Open this book to any page and revel in its glories. "The Bay City Rollers play[ed] to the United States's [sic] disco craze" (from a chapter on the rise of new wave — gotta pad a Costello bio with something); "KSAN, the area's leading radio station, interviewed him, and Costello told him his name really was Elvis"; Rolling Stone is "the major American mag"; the Brixton race riots were "a sign of things to come unless Britain accepted the ancestors of the conquered lands of the Empire as the native-born English citizens they were." The force of such observations is cumulative. Elvis Costello must be read to be disbelieved.
When she isn't getting her years wrong, misattributing songs from one Costello album to another or spelling Malcolm McLaren's name two different ways, Reese does sneak in facts taken from other people's articles. Her only flesh-and-blood contact appears to be Jo Marshall, a New York singer with hazy recollections of catching Costello's interest, being flown to London and then dumped unceremoniously.

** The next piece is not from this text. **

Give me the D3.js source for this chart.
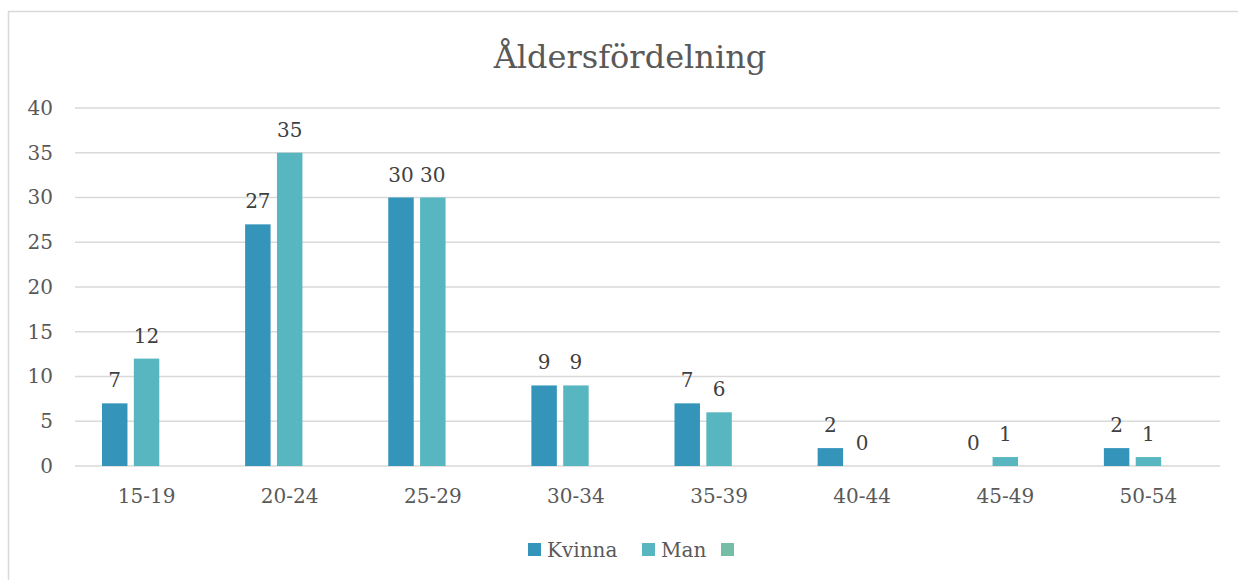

Reese is obviously a dedicated fan, and there certainly hasn't been a prior Costello biography. This volume, though, raises the question of a publisher's responsibility to the public. What Reese presumes the reader already knows obviates the need for her book. A letter from Costello's manager Jake Riviera (reproduced as an introduction, and the only wit between the covers) states he "will do everything in my power to prevent you from writing a book about Elvis Costello." For once, our sympathies are with Jake.